Netanyahu is the second consecutive prime minister to be questioned by the unit, following Ehud Olmert, who was convicted of bribery in 2014.

Last Monday, Dep.-Ch. Koresh Barnur, head of the National Fraud Unit, was seen entering the prime minister’s house on Balfour Street to begin the initial three-hour interrogation. Netanyahu was again questioned on Thursday, this time for five hours, on allegations he accepted gifts and thereby breached the public trust, and reportedly regarding an alleged bribery attempt from businessman Arnon “Noni” Mozes, the principal owner of Yediot Aharonot.

At Netanyahu’s residence, one room is given to police for the interrogation and another as the “control room,” where the questioning is monitored and recorded.


Police seek to catch a suspect off balance during questioning and draw contradictions from their answers, Regev said.

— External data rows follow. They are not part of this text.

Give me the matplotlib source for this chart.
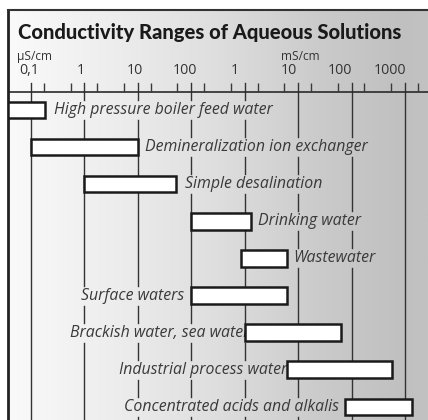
import numpy as np
import matplotlib
matplotlib.use('Agg')
import matplotlib.pyplot as plt
import matplotlib.transforms as mtransforms
from matplotlib.colors import LinearSegmentedColormap

# conductivity ranges in uS/cm (low, high)
solutions = ["High pressure boiler feed water",
             "Demineralization ion exchanger",
             "Simple desalination",
             "Drinking water",
             "Wastewater",
             "Surface waters",
             "Brackish water, sea water",
             "Industrial process water",
             "Concentrated acids and alkalis"]
range_low = [0.037, 0.1, 1, 100, 850, 100, 1000, 6200, 76000]
range_high = [0.18, 10, 52, 1300, 6200, 6200, 64000, 575000, 1350000]
label_side = ["right", "right", "right", "right", "right", "left", "left", "left", "left"]

tick_values = [0.1, 1, 10, 100, 1000, 1e4, 1e5, 1e6]
tick_labels = ["0,1", "1", "10", "100", "1", "10", "100", "1000"]

# layout bits (pixels)
label_gap = [9, 7, 9, 7, 6, -7, 5, 0, -6]
ticklabel_shift = [-2, -4, -3.5, -6, -9.5, -9, -12, -15]

W, H = 428, 420
fig = plt.figure(figsize=(W / 100, H / 100), dpi=100)
ax = fig.add_axes([8 / W, 0, (W - 8) / W, (H - 10) / H])
ax.set_xscale('log')
ax.set_xlim(10 ** -1.4305, 10 ** 6.43)
ax.set_ylim(410, 0)
ax.set_xticks([])
ax.set_yticks([])
ax.minorticks_off()
for s in ['right', 'bottom']:
    ax.spines[s].set_visible(False)
ax.spines['left'].set_linewidth(2.0)
ax.spines['left'].set_color('#222222')
ax.spines['top'].set_linewidth(1.5)
ax.spines['top'].set_color('#333333')

# background gradient
cmap = LinearSegmentedColormap.from_list('bg', [(0.0, '#fafafa'), (0.27, '#ececec'), (0.5, '#dedede'),
                                                (0.74, '#cbcbcb'), (0.94, '#c0c0c0'), (1.0, '#c2c2c2')])
ax.imshow(np.linspace(0, 1, 256)[None, :], extent=[0, 1, 0, 1], transform=ax.transAxes,
          aspect='auto', cmap=cmap, zorder=0)

title_font = ['Lato', 'DejaVu Sans']
sans = ['Open Sans', 'DejaVu Sans']
ax.text(10 / 420, 22, "Conductivity Ranges of Aqueous Solutions",
        transform=mtransforms.blended_transform_factory(ax.transAxes, ax.transData),
        family=title_font, fontsize=14.5, fontweight='black', color='#1a1a1a', va='center', ha='left')
ax.annotate("µS/cm", (0, 46.5), xycoords=('axes fraction', 'data'), xytext=(9, 0), textcoords='offset pixels',
            family=sans, fontsize=8.6, color='#333333', va='center', ha='left')
ax.annotate("mS/cm", (1e4, 46.5), xytext=(-17, 0), textcoords='offset pixels',
            family=sans, fontsize=8.6, color='#333333', va='center', ha='left')
for v, lab, sh in zip(tick_values, tick_labels, ticklabel_shift):
    ax.annotate(lab, (v, 60.5), xytext=(sh, 0), textcoords='offset pixels',
                family=sans, fontsize=10.2, color='#333333', va='center', ha='center')

# axis line and minor ticks
ax.axhline(82, color='#2a2a2a', lw=1.2, zorder=2)
minor = []
for v in tick_values:
    minor += [v * 10 ** -0.26, v * 10 ** 0.24]
minor = minor[1:]
ax.vlines(minor, 73, 82, color='#3a3a3a', lw=1.0, zorder=2)

row_y = [100 + 37.1 * i for i in range(len(solutions))]

# bars
ax.barh(row_y, np.array(range_high) - np.array(range_low), left=range_low, height=16.5,
        color='white', edgecolor='#1a1a1a', linewidth=1.8, zorder=4)

labels = []
for name, lo, hi, side, y, g in zip(solutions, range_low, range_high, label_side, row_y, label_gap):
    if side == "right":
        t = ax.annotate(name, (hi, y), xytext=(g, 0), textcoords='offset pixels', ha='left', va='center')
    else:
        t = ax.annotate(name, (lo, y), xytext=(g, 0), textcoords='offset pixels', ha='right', va='center')
    t.set_family(sans)
    t.set_style('italic')
    t.set_fontsize(11.4)
    t.set_color('#3a3a3a')
    t.set_zorder(3)
    labels.append(t)

# vertical grid lines, broken where the labels sit
fig.canvas.draw()
r = fig.canvas.get_renderer()
inv = ax.transData.inverted()
boxes = []
for t in labels:
    bb = t.get_window_extent(r)
    (x0, y0), (x1, y1) = inv.transform([(bb.x0 - 3, bb.y0 - 2), (bb.x1 + 3, bb.y1 + 2)])
    boxes.append((min(x0, x1), max(x0, x1), min(y0, y1), max(y0, y1)))
for v in tick_values:
    gaps = sorted((b[2], b[3]) for b in boxes if b[0] <= v <= b[1])
    start = 73
    for g0, g1 in gaps:
        ax.plot([v, v], [start, g0], color='#333333', lw=1.0, zorder=1)
        start = g1
    ax.plot([v, v], [start, 410], color='#333333', lw=1.0, zorder=1)

fig.savefig('out.png', dpi=100)
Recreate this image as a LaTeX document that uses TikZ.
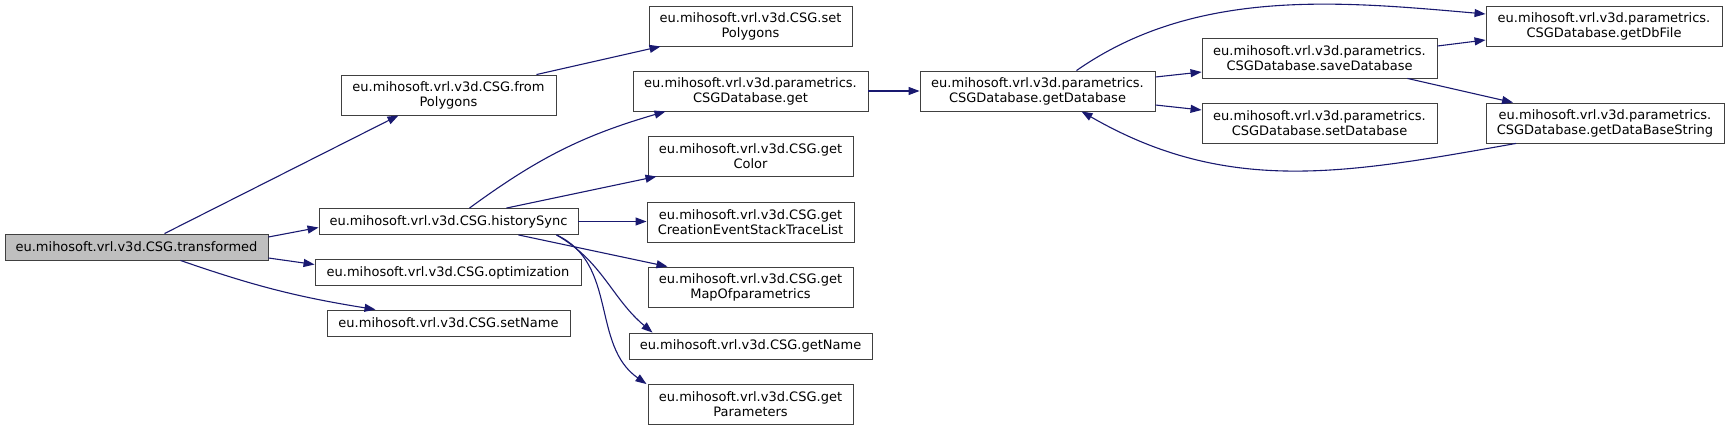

As opposed to most interrogations, which take place at the police station, a prime minister is questioned at his home or office.

This poses a challenge for investigators, who thereby lose the element of control of the environment, remarked Regev.

“It is a place that isn’t isolated enough, and it is also a place where Netanyahu has a significant psychological advantage on the investigators,” he said.

Investigators should try to arrange the questioning room so it looks like an interrogation room, to help regain some of that control, according to Regev. They should remove any table between themselves and Netanyahu “to see his whole body and all his movements.”

Moreover they should ensure their chairs are slightly higher than that of the prime minister, to prevent the psychological effect of “Netanyahu looking down on them.”